Hanane Al-Barassi, 46 ans, se battait pour défendre et faire entendre les femmes victimes de violences, notamment par le biais de l'association qu'elle dirigeait mais aussi de vidéos leur donnant la parole, qu'elle diffusait par la suite sur ses réseaux sociaux. Plus récemment, elle critiquait les groupes armés proches du maréchal Khalifa Haftar, décrit par l'Agence France-Presse comme "l'homme fort de l'Est".
Le 9 novembre, la veille de son assassinat, l'avocate et militante devenue figure médiatique déclarait d'ailleurs en ligne "qu'elle allait publier une vidéo exposant la corruption du fils du dirigeant de la LAAF (armée nationale libyenne, autoproclamée par Haftar, ndlr), Saddam Haftar", rapporte Amnesty International.
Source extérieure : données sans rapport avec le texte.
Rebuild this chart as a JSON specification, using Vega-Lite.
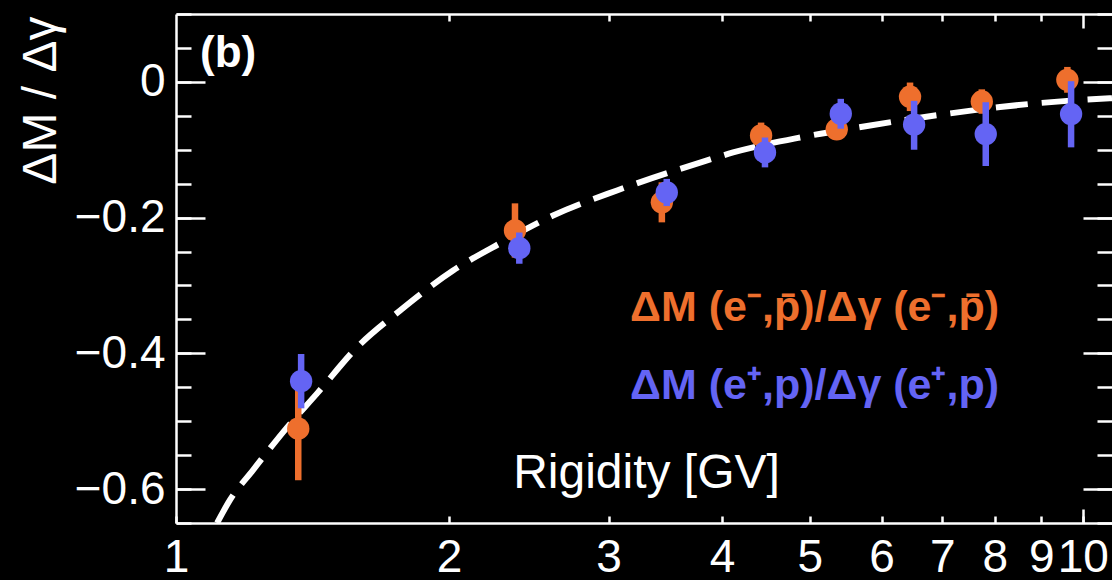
{
  "$schema": "https://vega.github.io/schema/vega-lite/v6.json",
  "width": 936,
  "height": 509,
  "autosize": {"type": "none"},
  "padding": {"left": 176, "top": 14, "right": 0, "bottom": 57},
  "background": "black",
  "config": {
    "view": {"stroke": null},
    "font": "Liberation Sans",
    "axis": {
      "domainColor": "white", "tickColor": "white", "labelColor": "white", "titleColor": "white",
      "domainWidth": 2.5, "tickWidth": 2.5, "grid": false,
      "labelFont": "Liberation Sans", "titleFont": "Liberation Sans",
      "labelFontSize": 46, "titleFontSize": 48, "titleFontWeight": "normal",
      "labelOverlap": false, "labelFlush": false, "labelBound": false
    }
  },
  "datasets": {
    "curve": [
      {"x": 1.11, "y": -0.65}, {"x": 1.147, "y": -0.616}, {"x": 1.216, "y": -0.572},
      {"x": 1.326, "y": -0.509}, {"x": 1.431, "y": -0.459}, {"x": 1.584, "y": -0.391},
      {"x": 1.766, "y": -0.337}, {"x": 2.021, "y": -0.278}, {"x": 2.276, "y": -0.238},
      {"x": 2.605, "y": -0.197}, {"x": 3.064, "y": -0.160}, {"x": 3.784, "y": -0.119},
      {"x": 4.115, "y": -0.104}, {"x": 4.878, "y": -0.082}, {"x": 5.783, "y": -0.065},
      {"x": 6.838, "y": -0.050}, {"x": 8.106, "y": -0.037}, {"x": 9.61, "y": -0.028},
      {"x": 10.77, "y": -0.024}
    ],
    "pts": [
      {"series": "neg", "x": 1.364, "y": -0.511, "lo": -0.587, "hi": -0.435},
      {"series": "neg", "x": 2.365, "y": -0.219, "lo": -0.259, "hi": -0.179},
      {"series": "neg", "x": 3.434, "y": -0.1775, "lo": -0.207, "hi": -0.148},
      {"series": "neg", "x": 4.418, "y": -0.079, "lo": -0.099, "hi": -0.060},
      {"series": "neg", "x": 5.354, "y": -0.070, "lo": -0.085, "hi": -0.055},
      {"series": "neg", "x": 6.449, "y": -0.022, "lo": -0.043, "hi": -0.001},
      {"series": "neg", "x": 7.738, "y": -0.029, "lo": -0.047, "hi": -0.011},
      {"series": "neg", "x": 9.616, "y": 0.003, "lo": -0.016, "hi": 0.022},
      {"series": "pos", "x": 1.374, "y": -0.441, "lo": -0.481, "hi": -0.401},
      {"series": "pos", "x": 2.391, "y": -0.245, "lo": -0.268, "hi": -0.222},
      {"series": "pos", "x": 3.477, "y": -0.163, "lo": -0.183, "hi": -0.143},
      {"series": "pos", "x": 4.462, "y": -0.104, "lo": -0.126, "hi": -0.082},
      {"series": "pos", "x": 5.409, "y": -0.047, "lo": -0.069, "hi": -0.025},
      {"series": "pos", "x": 6.516, "y": -0.063, "lo": -0.100, "hi": -0.028},
      {"series": "pos", "x": 7.816, "y": -0.077, "lo": -0.124, "hi": -0.030},
      {"series": "pos", "x": 9.707, "y": -0.0475, "lo": -0.0965, "hi": 0.001}
    ]
  },
  "resolve": {"axis": {"x": "independent", "y": "independent"}},
  "layer": [
    {
      "data": {"name": "curve"},
      "mark": {"type": "line", "color": "white", "strokeWidth": 6, "strokeDash": [32, 14], "interpolate": "monotone", "clip": true},
      "encoding": {
        "x": {"field": "x", "type": "quantitative",
          "scale": {"type": "log", "domain": [1, 10.77], "nice": false},
          "axis": {"orient": "bottom", "values": [1, 2, 3, 4, 5, 6, 7, 8, 9, 10], "format": "~g",
            "tickSize": -7, "labelPadding": 19,
            "title": "Rigidity [GV]", "titleX": 470, "titleY": -36, "titleAlign": "center",
            "titleBaseline": "alphabetic", "titleAngle": 0}},
        "y": {"field": "y", "type": "quantitative",
          "scale": {"domain": [-0.65, 0.1], "nice": false, "zero": false},
          "axis": {"orient": "left", "values": [0, -0.2, -0.4, -0.6], "format": ".1~f",
            "tickSize": -29, "labelPadding": 40,
            "title": "ΔM / Δγ", "titleX": -121, "titleY": 2, "titleAngle": -90,
            "titleAlign": "right", "titleBaseline": "alphabetic"}}
      }
    },
    {
      "data": {"name": "pts"},
      "transform": [{"filter": "datum.series === 'neg'"}],
      "mark": {"type": "rule", "color": "#EE6F2D", "strokeWidth": 6.5},
      "encoding": {
        "x": {"field": "x", "type": "quantitative",
          "axis": {"orient": "bottom", "values": [10], "tickSize": -14, "labels": false, "domain": false, "title": null}},
        "y": {"field": "lo", "type": "quantitative",
          "axis": {"orient": "left", "values": [-0.65, -0.6, -0.55, -0.5, -0.45, -0.4, -0.35, -0.3, -0.25, -0.2, -0.15, -0.1, -0.05, 0, 0.05, 0.1],
            "tickSize": -15, "labels": false, "domain": false, "title": null}},
        "y2": {"field": "hi"}
      }
    },
    {
      "data": {"name": "pts"},
      "transform": [{"filter": "datum.series === 'neg'"}],
      "mark": {"type": "circle", "color": "#EE6F2D", "size": 500, "opacity": 1},
      "encoding": {
        "x": {"field": "x", "type": "quantitative",
          "axis": {"orient": "top", "values": [2, 3, 4, 5, 6, 7, 8, 9], "tickSize": -7, "labels": false, "domain": true, "title": null}},
        "y": {"field": "y", "type": "quantitative",
          "axis": {"orient": "right", "values": [0, -0.2, -0.4, -0.6], "tickSize": -29, "labels": false, "domain": false, "title": null}}
      }
    },
    {
      "data": {"name": "pts"},
      "transform": [{"filter": "datum.series === 'pos'"}],
      "mark": {"type": "rule", "color": "#6464F4", "strokeWidth": 6.5},
      "encoding": {
        "x": {"field": "x", "type": "quantitative",
          "axis": {"orient": "top", "values": [10], "tickSize": -14, "labels": false, "domain": false, "title": null}},
        "y": {"field": "lo", "type": "quantitative",
          "axis": {"orient": "right", "values": [-0.65, -0.6, -0.55, -0.5, -0.45, -0.4, -0.35, -0.3, -0.25, -0.2, -0.15, -0.1, -0.05, 0, 0.05, 0.1],
            "tickSize": -15, "labels": false, "domain": false, "title": null}},
        "y2": {"field": "hi"}
      }
    },
    {
      "data": {"name": "pts"},
      "transform": [{"filter": "datum.series === 'pos'"}],
      "mark": {"type": "circle", "color": "#6464F4", "size": 500, "opacity": 1},
      "encoding": {
        "x": {"field": "x", "type": "quantitative", "axis": null},
        "y": {"field": "y", "type": "quantitative", "axis": null}
      }
    },
    {
      "data": {"values": [{"label": "(b)"}]},
      "mark": {"type": "text", "color": "white", "font": "Liberation Sans", "fontWeight": "bold", "fontSize": 44, "align": "left", "baseline": "alphabetic"},
      "encoding": {
        "text": {"field": "label"},
        "x": {"datum": 1.063, "type": "quantitative", "axis": null},
        "y": {"datum": 0.022, "type": "quantitative", "axis": null}
      }
    },
    {
      "data": {"values": [{"label": "ΔM (e⁻,p̄)/Δγ (e⁻,p̄)"}]},
      "mark": {"type": "text", "color": "#EE6F2D", "font": "Liberation Sans", "fontWeight": "bold", "fontSize": 43, "align": "left", "baseline": "alphabetic"},
      "encoding": {
        "text": {"field": "label"},
        "x": {"datum": 3.168, "type": "quantitative", "axis": null},
        "y": {"datum": -0.353, "type": "quantitative", "axis": null}
      }
    },
    {
      "data": {"values": [{"label": "ΔM (e⁺,p)/Δγ  (e⁺,p)"}]},
      "mark": {"type": "text", "color": "#6464F4", "font": "Liberation Sans", "fontWeight": "bold", "fontSize": 43, "align": "left", "baseline": "alphabetic"},
      "encoding": {
        "text": {"field": "label"},
        "x": {"datum": 3.168, "type": "quantitative", "axis": null},
        "y": {"datum": -0.468, "type": "quantitative", "axis": null}
      }
    }
  ]
}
Quelques minutes avant sa mort, assise au volant, elle condamnait de nouveau les actes des deux hommes en live sur Facebook, confiant se sentir "menacée".
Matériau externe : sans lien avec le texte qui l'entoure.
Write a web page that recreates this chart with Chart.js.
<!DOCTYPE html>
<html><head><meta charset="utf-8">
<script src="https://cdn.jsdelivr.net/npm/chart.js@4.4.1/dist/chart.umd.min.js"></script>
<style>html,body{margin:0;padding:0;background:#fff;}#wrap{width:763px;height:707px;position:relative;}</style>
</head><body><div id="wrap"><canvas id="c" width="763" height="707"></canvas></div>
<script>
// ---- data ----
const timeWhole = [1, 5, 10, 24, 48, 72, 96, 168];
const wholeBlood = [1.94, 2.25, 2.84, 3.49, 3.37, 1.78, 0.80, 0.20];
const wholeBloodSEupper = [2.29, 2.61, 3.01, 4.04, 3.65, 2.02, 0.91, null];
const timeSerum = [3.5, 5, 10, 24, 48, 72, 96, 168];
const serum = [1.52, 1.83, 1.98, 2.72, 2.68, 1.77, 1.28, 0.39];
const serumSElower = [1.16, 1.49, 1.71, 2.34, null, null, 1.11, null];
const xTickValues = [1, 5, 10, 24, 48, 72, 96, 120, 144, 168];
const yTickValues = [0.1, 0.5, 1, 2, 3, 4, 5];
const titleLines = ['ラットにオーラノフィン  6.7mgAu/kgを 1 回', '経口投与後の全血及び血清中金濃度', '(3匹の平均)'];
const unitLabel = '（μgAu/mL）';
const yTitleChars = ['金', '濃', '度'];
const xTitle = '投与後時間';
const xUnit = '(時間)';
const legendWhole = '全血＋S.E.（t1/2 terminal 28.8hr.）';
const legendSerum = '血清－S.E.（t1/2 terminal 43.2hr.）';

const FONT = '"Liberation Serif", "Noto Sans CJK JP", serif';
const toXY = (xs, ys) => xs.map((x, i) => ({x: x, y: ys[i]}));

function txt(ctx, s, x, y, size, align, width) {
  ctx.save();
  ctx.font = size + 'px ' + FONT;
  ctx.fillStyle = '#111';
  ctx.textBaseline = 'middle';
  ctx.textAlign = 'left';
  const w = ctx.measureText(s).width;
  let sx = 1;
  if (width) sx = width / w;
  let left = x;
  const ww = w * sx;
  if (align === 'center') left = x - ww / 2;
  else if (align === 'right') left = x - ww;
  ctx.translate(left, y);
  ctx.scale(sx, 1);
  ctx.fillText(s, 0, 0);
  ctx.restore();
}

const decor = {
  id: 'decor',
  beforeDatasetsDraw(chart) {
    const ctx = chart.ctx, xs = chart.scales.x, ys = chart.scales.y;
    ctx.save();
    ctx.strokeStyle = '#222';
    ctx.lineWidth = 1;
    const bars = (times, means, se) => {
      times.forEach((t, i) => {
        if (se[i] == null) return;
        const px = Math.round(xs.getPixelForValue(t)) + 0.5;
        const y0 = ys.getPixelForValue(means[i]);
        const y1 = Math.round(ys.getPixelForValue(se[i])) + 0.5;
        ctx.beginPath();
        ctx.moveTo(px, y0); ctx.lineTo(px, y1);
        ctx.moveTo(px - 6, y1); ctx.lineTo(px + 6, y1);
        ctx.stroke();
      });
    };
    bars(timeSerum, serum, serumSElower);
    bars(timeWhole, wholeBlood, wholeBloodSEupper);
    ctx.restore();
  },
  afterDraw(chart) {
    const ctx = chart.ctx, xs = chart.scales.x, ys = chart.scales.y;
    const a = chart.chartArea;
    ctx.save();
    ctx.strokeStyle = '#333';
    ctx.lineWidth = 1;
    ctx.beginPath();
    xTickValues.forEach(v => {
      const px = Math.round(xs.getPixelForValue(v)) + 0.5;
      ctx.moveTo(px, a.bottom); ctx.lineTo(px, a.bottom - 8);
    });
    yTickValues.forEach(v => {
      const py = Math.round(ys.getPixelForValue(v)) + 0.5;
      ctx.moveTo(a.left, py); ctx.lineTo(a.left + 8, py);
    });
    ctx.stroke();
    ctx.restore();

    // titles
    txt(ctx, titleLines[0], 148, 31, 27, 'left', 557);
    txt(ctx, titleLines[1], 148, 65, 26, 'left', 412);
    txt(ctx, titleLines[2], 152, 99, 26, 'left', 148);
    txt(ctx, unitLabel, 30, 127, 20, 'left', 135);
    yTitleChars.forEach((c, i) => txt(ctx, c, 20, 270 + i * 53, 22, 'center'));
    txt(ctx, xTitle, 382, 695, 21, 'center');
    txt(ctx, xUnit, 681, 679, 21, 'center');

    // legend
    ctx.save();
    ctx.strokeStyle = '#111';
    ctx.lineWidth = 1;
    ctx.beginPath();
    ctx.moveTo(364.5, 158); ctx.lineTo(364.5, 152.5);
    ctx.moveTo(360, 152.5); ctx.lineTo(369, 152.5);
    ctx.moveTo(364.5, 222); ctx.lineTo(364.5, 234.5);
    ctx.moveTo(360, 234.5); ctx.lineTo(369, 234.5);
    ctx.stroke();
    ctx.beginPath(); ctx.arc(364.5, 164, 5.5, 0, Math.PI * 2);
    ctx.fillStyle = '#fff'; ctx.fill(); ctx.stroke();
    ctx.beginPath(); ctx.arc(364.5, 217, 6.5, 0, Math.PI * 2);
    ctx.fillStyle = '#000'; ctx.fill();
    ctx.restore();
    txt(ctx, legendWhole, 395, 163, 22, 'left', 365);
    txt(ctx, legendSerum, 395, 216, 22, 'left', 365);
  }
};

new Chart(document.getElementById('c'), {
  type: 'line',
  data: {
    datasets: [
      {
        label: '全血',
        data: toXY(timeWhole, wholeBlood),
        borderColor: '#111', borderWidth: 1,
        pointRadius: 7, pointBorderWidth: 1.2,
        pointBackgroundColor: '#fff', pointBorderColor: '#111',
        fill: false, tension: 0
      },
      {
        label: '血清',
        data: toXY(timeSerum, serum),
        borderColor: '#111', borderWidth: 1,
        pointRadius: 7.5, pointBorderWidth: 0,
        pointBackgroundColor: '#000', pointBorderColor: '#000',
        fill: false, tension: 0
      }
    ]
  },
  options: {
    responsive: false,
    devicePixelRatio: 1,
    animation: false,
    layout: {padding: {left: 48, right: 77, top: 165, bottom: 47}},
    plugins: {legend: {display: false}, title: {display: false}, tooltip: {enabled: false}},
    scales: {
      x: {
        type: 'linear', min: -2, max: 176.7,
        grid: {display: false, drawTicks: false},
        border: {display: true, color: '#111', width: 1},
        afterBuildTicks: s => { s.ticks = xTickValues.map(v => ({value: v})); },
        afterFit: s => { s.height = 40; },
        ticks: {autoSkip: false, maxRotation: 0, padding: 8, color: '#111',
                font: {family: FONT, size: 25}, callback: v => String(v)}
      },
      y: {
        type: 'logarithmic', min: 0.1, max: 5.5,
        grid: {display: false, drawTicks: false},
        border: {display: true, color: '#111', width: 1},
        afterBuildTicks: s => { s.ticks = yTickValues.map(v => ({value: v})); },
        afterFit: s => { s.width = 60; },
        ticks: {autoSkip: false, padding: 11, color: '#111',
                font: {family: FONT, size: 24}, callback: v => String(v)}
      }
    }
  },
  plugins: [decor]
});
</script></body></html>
"Hanane Al-Barassi a été tuée par balles dans la rue 20, l'une des plus grandes artères commerçantes de Benghazi", détaille à l'AFP la source sécuritaire, qui a requis l'anonymat. Un meurtre qui a suscité l'émotion du pays et la colère de celles et ceux qui partagent sa cause.
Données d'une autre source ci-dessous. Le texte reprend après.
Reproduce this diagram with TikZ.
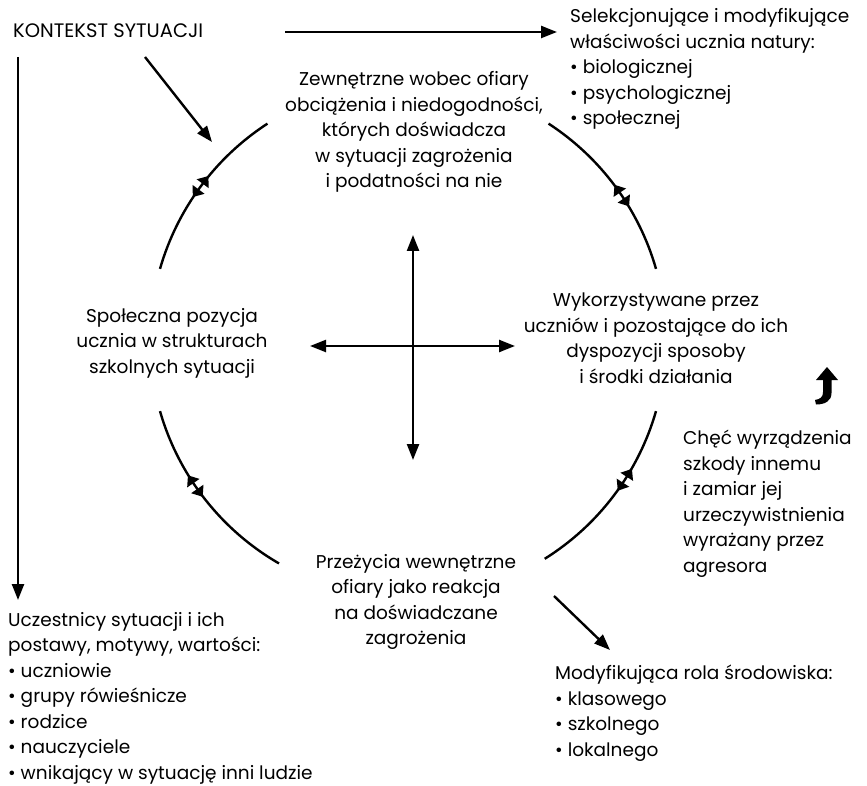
\documentclass[tikz,border=0pt]{standalone}
\usepackage{fontspec}
\setmainfont{Poppins}
\usetikzlibrary{arrows.meta,decorations.markings}
\begin{document}
\begin{tikzpicture}[x=1pt,y=-1pt,
  font=\fontsize{18.5}{25.5}\selectfont,
  txt/.style={inner sep=0pt, align=center},
  ltxt/.style={inner sep=0pt, align=left},
  conn/.style={line width=2.4pt, -{Triangle[length=16pt,width=12pt]}},
  dconn/.style={line width=2.4pt, {Triangle[length=16pt,width=12pt]}-{Triangle[length=16pt,width=12pt]}},
  ring/.style={line width=2.4pt},
  pairmark/.style={postaction={decorate}, decoration={markings, mark=at position #1 with {
      \fill (-3.5pt,-7.5pt) -- (-13pt,0pt) -- (-3.5pt,7.5pt) -- cycle;
      \fill (3.5pt,-7.5pt) -- (13pt,0pt) -- (3.5pt,7.5pt) -- cycle;}}}
]
\useasboundingbox (0,0) rectangle (867,786);

% circle centre
\coordinate (c) at (408,340);

% texts
\node[ltxt, anchor=west, font=\fontsize{19.5}{25.5}\selectfont] (kontekst) at (13,31) {KONTEKST SYTUACJI};
\node[txt] (zewn) at (414,132) {Zewnętrzne wobec ofiary\\obciążenia i niedogodności,\\których doświadcza\\w sytuacji zagrożenia\\i podatności na nie};
\node[txt] (spol) at (172,343) {Społeczna pozycja\\ucznia w strukturach\\szkolnych sytuacji};
\node[txt] (wyk) at (656,338) {Wykorzystywane przez\\uczniów i pozostające do ich\\dyspozycji sposoby\\i środki działania};
\node[txt] (przez) at (416,602) {Przeżycia wewnętrzne\\ofiary jako reakcja\\na doświadczane\\zagrożenia};
\node[ltxt, anchor=west] (chec) at (683,504) {Chęć wyrządzenia\\szkody innemu\\i zamiar jej\\urzeczywistnienia\\wyrażany przez\\agresora};
\node[ltxt, anchor=west] (selek) at (570,69) {Selekcjonujące i modyfikujące\\właściwości ucznia natury:\\\textbullet\ biologicznej\\\textbullet\ psychologicznej\\\textbullet\ społecznej};
\node[ltxt, anchor=west] (uczest) at (8,698) {Uczestnicy sytuacji i ich\\postawy, motywy, wartości:\\\textbullet\ uczniowie\\\textbullet\ grupy rówieśnicze\\\textbullet\ rodzice\\\textbullet\ nauczyciele\\\textbullet\ wnikający w sytuację inni ludzie};
\node[ltxt, anchor=west] (modyf) at (555,713) {Modyfikująca rola środowiska:\\\textbullet\ klasowego\\\textbullet\ szkolnego\\\textbullet\ lokalnego};

% connector end points
\coordinate (k1) at (145,57);
\coordinate (k2) at (212,142);
\coordinate (h1) at (285,32);
\coordinate (h2) at (557,32);
\coordinate (v1) at (18,57);
\coordinate (v2) at (18,600);
\coordinate (p1) at (554,596);
\coordinate (p2) at (610,650);
\coordinate (crossT) at (413,235);
\coordinate (crossB) at (413,460);
\coordinate (crossL) at (310,346);
\coordinate (crossR) at (515,346);

\draw[conn] (k1) -- (k2);
\draw[conn] (h1) -- (h2);
\draw[conn] (v1) -- (v2);
\draw[conn] (p1) -- (p2);
\draw[dconn] (crossT) -- (crossB);
\draw[dconn] (crossL) -- (crossR);

% ring arcs (angles measured with y pointing down)
\draw[ring, pairmark=0.5] (c) ++(-123:258) arc[start angle=-123, end angle=-164, radius=258];
\draw[ring, pairmark=0.56] (c) ++(-57:258) arc[start angle=-57, end angle=-16, radius=258];
\draw[ring, pairmark=0.42] (c) ++(-196:258) arc[start angle=-196, end angle=-240, radius=258];
\draw[ring, pairmark=0.6] (c) ++(-302:258) arc[start angle=-302, end angle=-344, radius=258];

% thick curved up arrow
\fill (827,367) -- (838,380) -- (831.5,380) -- (831.5,393) .. controls (831.5,401) and (825,404.5) .. (816,404.5) -- (815,400) .. controls (820.5,399) and (823,397) .. (823,392) -- (823,380) -- (816,380) -- cycle;
\end{tikzpicture}
\end{document}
"L'assassinat d'Hanane [Al-Barassi] met en évidence la menace qui pèse sur la vie des femmes qui s'expriment sur les questions politiques en Libye", souligne Amnesty International. Pour l'avocate libyenne Elham Saudi, il s'agit d'une nouvelle "effrayante et épouvantable", mais aussi d'"un rappel douloureux de la réalité sur le terrain, en particulier pour les femmes". Il y a un an et demi, la parlementaire Siham Sergewa critiquait elle aussi les actions du maréchal Haftar, et son offensive lancée sur Tripoli, la capitale du pays. Elle a disparu sans laisser de traces.
Sur Twitter, la chercheuse à l'ONG Human Rights Watch Hanan Salah dénonce l'impunité dont profitent les meurtriers et abducteurs, et demande "aux autorités de l'Est devraient enquêter rapidement et tenir les auteurs responsables". Pour l'instant, celles-ci n'ont pas réagi.
Après la chute du régime de Mouammar Kadhafi, en 2011, la Libye a été arbitrairement partagée entre le gouvernement d'accord national (GAN), basé à Tripoli, dans l'ouest, et reconnu par l'ONU, et un pouvoir incarné par Khalifa Haftar. En avril 2019, ce dernier lançait donc une offensive sur la capitale, dont les combats n'ont cessé qu'en juin 2020. Un cessez-le-feu a été signé en octobre, et depuis lundi 9 novembre, les représentants libyens ont entamé des pourparlers directs en Tunisie, afin de trouver un règlement politique au conflit, précise l'AFP. A voir si cet événement terrible les impacte.